La parola
moltiplicata

Di questi tempi una buona parola serve sempre. Tanto è vero che di buone parole è pieno il mondo: letteralmente. Non possiamo «vederle» riempire il mondo perché esse corrono nei cavi elettrici, rimbalzano tra i satelliti e passano dalle celle delle comunicazioni telefoniche.

Possiamo visualizzarle solo una a una, o poco più, sugli schermi dei computer e dei telefonini ma se potessimo scorgerle per davvero, come in un’istantanea scattata in una frazione di secondo a vostra scelta, scopriremmo che sono dappertutto: intorno alle nostre teste, nella stanza che occupiamo, sulla strada che percorriamo in automobile.

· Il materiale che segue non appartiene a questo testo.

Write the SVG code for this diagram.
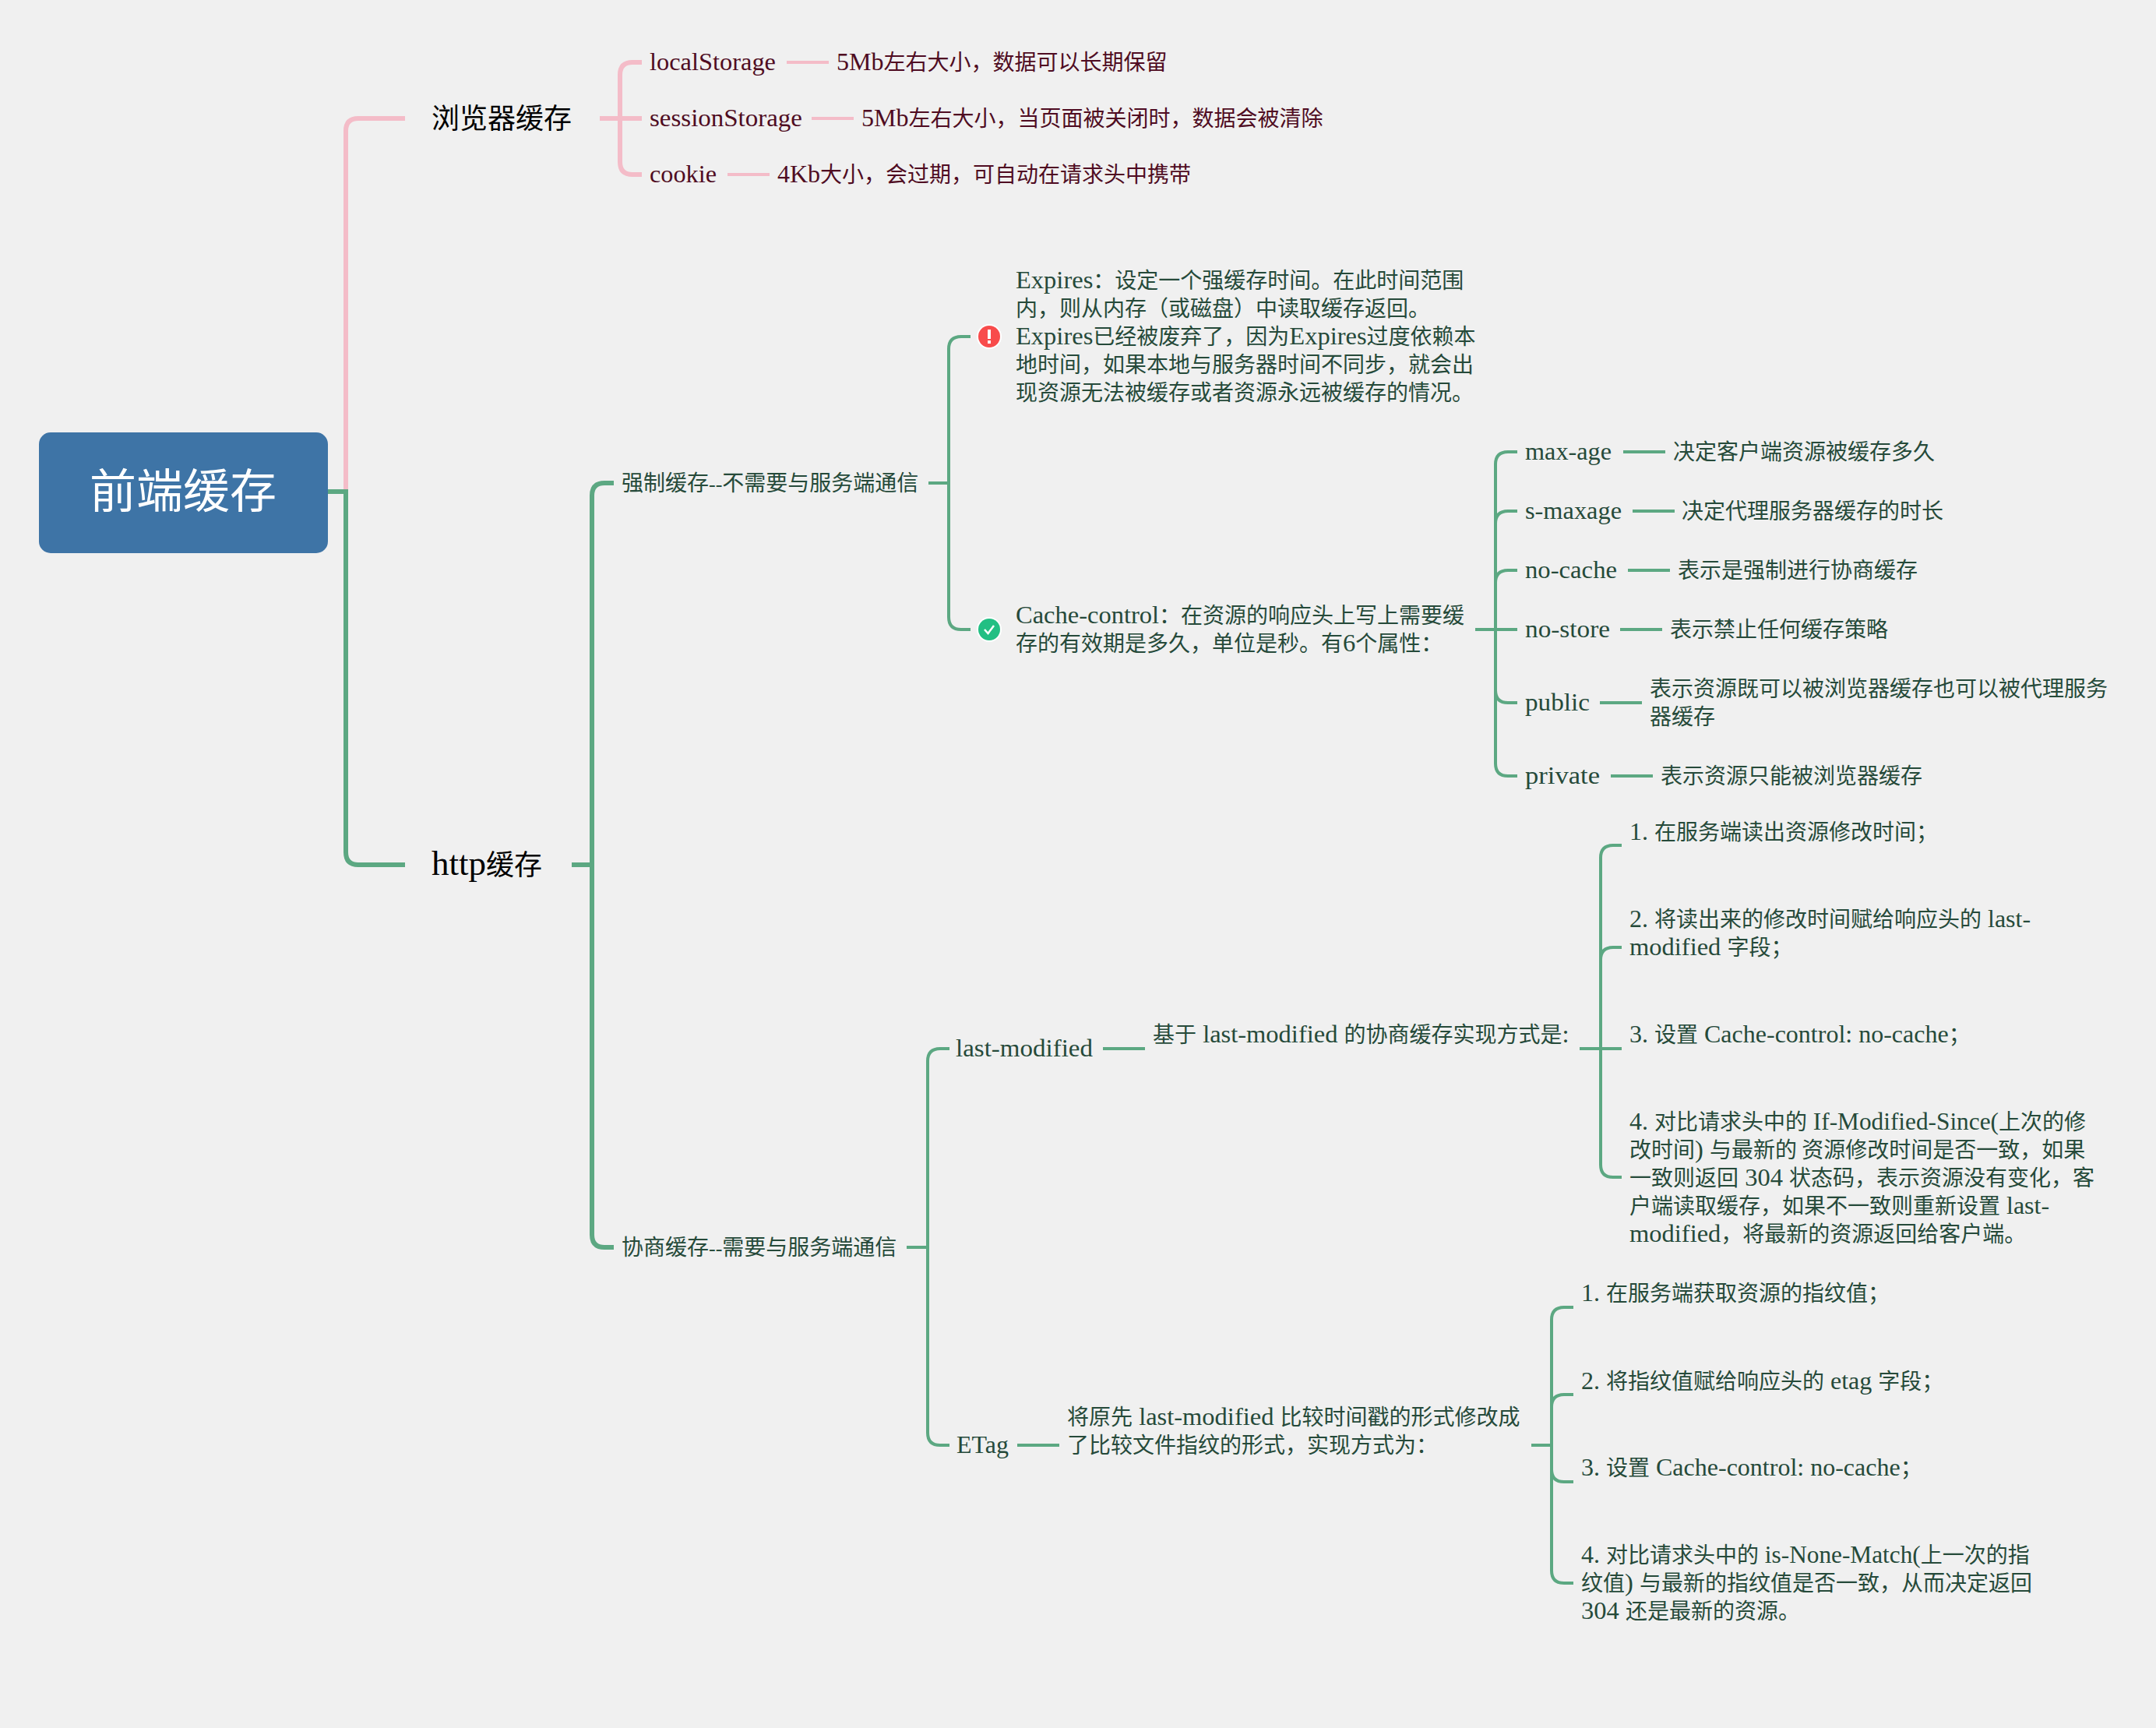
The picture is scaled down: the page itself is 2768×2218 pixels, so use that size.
<svg xmlns="http://www.w3.org/2000/svg" width="2768" height="2218" viewBox="0 0 2768 2218">
<style>
text{font-family:"Noto Sans CJK SC","Noto Sans",sans-serif;font-size:28px;fill:#264a3a}
.l{font-family:"Liberation Serif","Noto Serif",serif;font-size:32.500px}
.m{font-size:31.300px}
.n{font-size:32px}
.d{font-family:"Liberation Serif","Noto Serif",serif;font-size:26px}
.p{fill:#4f0c22}
.big{font-size:36px;fill:#000}
.big .l{font-size:45px}
.root{font-size:60px;fill:#fff}
.g,.k{fill:none;stroke-linecap:butt}
.g{stroke:#5ca882}
.k{stroke:#f4bcc8}
.w6{stroke-width:6}.w4{stroke-width:4}
</style>
<rect width="2768" height="2218" fill="#f0f0f0"/>
<g id="connectors">
<path class="k w6" d="M444 631V168Q444 152 460 152H520"/>
<path class="g w6" d="M421 631H444V1094Q444 1110 460 1110H520"/>
<path class="k w6" d="M770 152H824M796 152V96Q796 80 812 80H824M796 152V208Q796 224 812 224H824"/>
<path class="k w4" d="M1010 80H1064M1042 152H1096M934 224H988"/>
<path class="g w6" d="M734 1110H760M760 1110V636Q760 620 776 620H788M760 1110V1585Q760 1601 776 1601H788"/>
<path class="g w4" d="M1192 620H1218M1218 620V448Q1218 432 1234 432H1246M1218 620V792Q1218 808 1234 808H1246"/>
<path class="g w4" d="M1894 808H1948M1920 808V596Q1920 580 1936 580H1948M1920 808V672Q1920 656 1936 656H1948M1920 808V748Q1920 732 1936 732H1948M1920 808V886Q1920 902 1936 902H1948M1920 808V980Q1920 996 1936 996H1948"/>
<path class="g w4" d="M2084 580H2138M2096 656H2150M2090 732H2144M2080 808H2134M2054 902H2108M2068 996H2122"/>
<path class="g w4" d="M1164 1601H1191M1191 1601V1362Q1191 1346 1207 1346H1219M1191 1601V1839Q1191 1855 1207 1855H1219"/>
<path class="g w4" d="M1416 1346H1470M1306 1855H1360"/>
<path class="g w4" d="M2028 1346H2082M2055 1346V1101Q2055 1085 2071 1085H2082M2055 1346V1232Q2055 1216 2071 1216H2082M2055 1346V1495Q2055 1511 2071 1511H2082"/>
<path class="g w4" d="M1966 1855H1992M1992 1855V1694Q1992 1678 2008 1678H2020M1992 1855V1806Q1992 1790 2008 1790H2020M1992 1855V1886Q1992 1902 2008 1902H2020M1992 1855V2016Q1992 2032 2008 2032H2020"/>
</g>
<g id="root"><rect x="50" y="555" width="371" height="155" rx="15" fill="#3e74a6"/><text class="root" x="115" y="652">前端缓存</text></g>
<g id="browser"><text class="big" x="554" y="165">浏览器缓存</text></g>
<g id="http"><text class="big" x="554" y="1123"><tspan class="l">http</tspan>缓存</text></g>
<g id="localStorage"><text class="p" x="834" y="90" textLength="162" lengthAdjust="spacingAndGlyphs"><tspan class="l">localStorage</tspan></text></g>
<g id="localStorage-note"><text class="p" x="1074" y="90"><tspan class="l n">5Mb</tspan>左右大小，数据可以长期保留</text></g>
<g id="sessionStorage"><text class="p" x="834" y="162" textLength="196" lengthAdjust="spacingAndGlyphs"><tspan class="l">sessionStorage</tspan></text></g>
<g id="sessionStorage-note"><text class="p" x="1106" y="162"><tspan class="l n">5Mb</tspan>左右大小，当页面被关闭时，数据会被清除</text></g>
<g id="cookie"><text class="p" x="834" y="234" textLength="86" lengthAdjust="spacingAndGlyphs"><tspan class="l">cookie</tspan></text></g>
<g id="cookie-note"><text class="p" x="998" y="234"><tspan class="l n">4Kb</tspan>大小，会过期，可自动在请求头中携带</text></g>
<g id="strong"><text x="798" y="630">强制缓存<tspan class="d">--</tspan>不需要与服务端通信</text></g>
<g id="negotiate"><text x="798" y="1611">协商缓存<tspan class="d">--</tspan>需要与服务端通信</text></g>
<g id="expires">
<circle cx="1270" cy="432" r="16" fill="#fff"/><circle cx="1270" cy="432" r="14" fill="#f84b4b"/>
<rect x="1268" y="423" width="4" height="12" fill="#fff"/><rect x="1268" y="437" width="4" height="4" fill="#fff"/>
<text x="1304" y="370"><tspan class="l">Expires</tspan>：设定一个强缓存时间。在此时间范围</text>
<text x="1304" y="406">内，则从内存（或磁盘）中读取缓存返回。</text>
<text x="1304" y="442"><tspan class="l">Expires</tspan>已经被废弃了，因为<tspan class="l">Expires</tspan>过度依赖本</text>
<text x="1304" y="478">地时间，如果本地与服务器时间不同步，就会出</text>
<text x="1304" y="514">现资源无法被缓存或者资源永远被缓存的情况。</text>
</g>
<g id="cache-control">
<circle cx="1270" cy="808" r="16" fill="#fff"/><circle cx="1270" cy="808" r="14" fill="#22bf83"/>
<path d="M1264 808L1268.500 813L1276 803" fill="none" stroke="#fff" stroke-width="2.500"/>
<text x="1304" y="800"><tspan class="l">Cache-control</tspan>：在资源的响应头上写上需要缓</text>
<text x="1304" y="836">存的有效期是多久，单位是秒。有<tspan class="l">6</tspan>个属性：</text>
</g>
<g id="max-age"><text x="1958" y="590" textLength="111" lengthAdjust="spacingAndGlyphs"><tspan class="l">max-age</tspan></text></g>
<g id="max-age-note"><text x="2148" y="590">决定客户端资源被缓存多久</text></g>
<g id="s-maxage"><text x="1958" y="666" textLength="124" lengthAdjust="spacingAndGlyphs"><tspan class="l">s-maxage</tspan></text></g>
<g id="s-maxage-note"><text x="2159" y="666">决定代理服务器缓存的时长</text></g>
<g id="no-cache"><text x="1958" y="742" textLength="118" lengthAdjust="spacingAndGlyphs"><tspan class="l">no-cache</tspan></text></g>
<g id="no-cache-note"><text x="2154" y="742">表示是强制进行协商缓存</text></g>
<g id="no-store"><text x="1958" y="818" textLength="109" lengthAdjust="spacingAndGlyphs"><tspan class="l">no-store</tspan></text></g>
<g id="no-store-note"><text x="2144" y="818">表示禁止任何缓存策略</text></g>
<g id="public"><text x="1958" y="912" textLength="83" lengthAdjust="spacingAndGlyphs"><tspan class="l">public</tspan></text></g>
<g id="public-note"><text x="2118" y="894">表示资源既可以被浏览器缓存也可以被代理服务</text><text x="2118" y="930">器缓存</text></g>
<g id="private"><text x="1958" y="1006" textLength="96" lengthAdjust="spacingAndGlyphs"><tspan class="l">private</tspan></text></g>
<g id="private-note"><text x="2132" y="1006">表示资源只能被浏览器缓存</text></g>
<g id="last-modified"><text x="1227" y="1356" textLength="176" lengthAdjust="spacingAndGlyphs"><tspan class="l">last-modified</tspan></text></g>
<g id="last-modified-note"><text x="1480" y="1338">基于<tspan class="l"> last-modified </tspan>的协商缓存实现方式是<tspan class="l">:</tspan></text></g>
<g id="lm-1"><text x="2092" y="1078"><tspan class="l n">1. </tspan>在服务端读出资源修改时间；</text></g>
<g id="lm-2"><text x="2092" y="1190"><tspan class="l n">2. </tspan>将读出来的修改时间赋给响应头的<tspan class="l n"> last-</tspan></text><text x="2092" y="1226"><tspan class="l">modified </tspan>字段；</text></g>
<g id="lm-3"><text x="2092" y="1338"><tspan class="l n">3. </tspan>设置<tspan class="l n"> Cache-control: no-cache</tspan>；</text></g>
<g id="lm-4">
<text x="2092" y="1450"><tspan class="l n">4. </tspan>对比请求头中的<tspan class="l m"> If-Modified-Since(</tspan>上次的修</text>
<text x="2092" y="1486">改时间<tspan class="l">) </tspan>与最新的 资源修改时间是否一致，如果</text>
<text x="2092" y="1522">一致则返回<tspan class="l"> 304 </tspan>状态码，表示资源没有变化，客</text>
<text x="2092" y="1558">户端读取缓存，如果不一致则重新设置<tspan class="l n"> last-</tspan></text>
<text x="2092" y="1594"><tspan class="l">modified</tspan>，将最新的资源返回给客户端。</text>
</g>
<g id="etag"><text x="1228" y="1865" textLength="67" lengthAdjust="spacingAndGlyphs"><tspan class="l">ETag</tspan></text></g>
<g id="etag-note"><text x="1370" y="1829">将原先<tspan class="l"> last-modified </tspan>比较时间戳的形式修改成</text><text x="1370" y="1865">了比较文件指纹的形式，实现方式为：</text></g>
<g id="et-1"><text x="2030" y="1670"><tspan class="l n">1. </tspan>在服务端获取资源的指纹值；</text></g>
<g id="et-2"><text x="2030" y="1783"><tspan class="l n">2. </tspan>将指纹值赋给响应头的<tspan class="l n"> etag </tspan>字段；</text></g>
<g id="et-3"><text x="2030" y="1894"><tspan class="l n">3. </tspan>设置<tspan class="l n"> Cache-control: no-cache</tspan>；</text></g>
<g id="et-4">
<text x="2030" y="2006"><tspan class="l n">4. </tspan>对比请求头中的<tspan class="l m"> is-None-Match(</tspan>上一次的指</text>
<text x="2030" y="2042">纹值<tspan class="l">) </tspan>与最新的指纹值是否一致，从而决定返回</text>
<text x="2030" y="2078"><tspan class="l">304 </tspan>还是最新的资源。</text>
</g>
</svg>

Sono solo fantasmi di parole buone ma sono tanti, tantissimi. La ragione di questo numero sproporzionato è che si moltiplicano, si replicano, aumentano di secondo in secondo. Non lo dico io e neppure me lo sono sognato: l’esame approfondito di milioni di “tweet” e di circa un miliardo e mezzo di “post” su Facebook nell’arco di due anni lo dimostra. Le parole “buone”, dicono i risultati dell’esame, circolano di più di quelle “cattive”. Molto di più. Ora bisognerebbe intendersi su cosa sono le parole “buone” e cosa invece quelle “cattive”. L’esame di cui sopra definisce le prime, con più precisione, come “positive”, aggettivo dal quale possiamo agevolmente farne figliare altri come “incoraggianti”, “educative”, “ottimiste”, “caritatevoli”, “ costruttive” e, in ultima analisi, “buone”. Al contrario, le parole “cattive” vengono anche schedate come “negative” e, in un gioco di specchi, possiamo immaginarle “distruttive”, “polemiche”, “ aggressive” e “pessimiste”.

Vuol dire questo che al mondo c’è più bontà che cattiveria, più ottimismo che pessimismo, più ragione che follia? Non credo: vuol dire soltanto che la riposta umana a certi impulsi sta nel prediligere quelli incoraggianti a quelli distruttivi. Non so se da questo possa discendere un bene concreto per l’umanità. Non lo so, ma lo spero. E “speranza” è certo una parola capace di moltiplicare se stessa.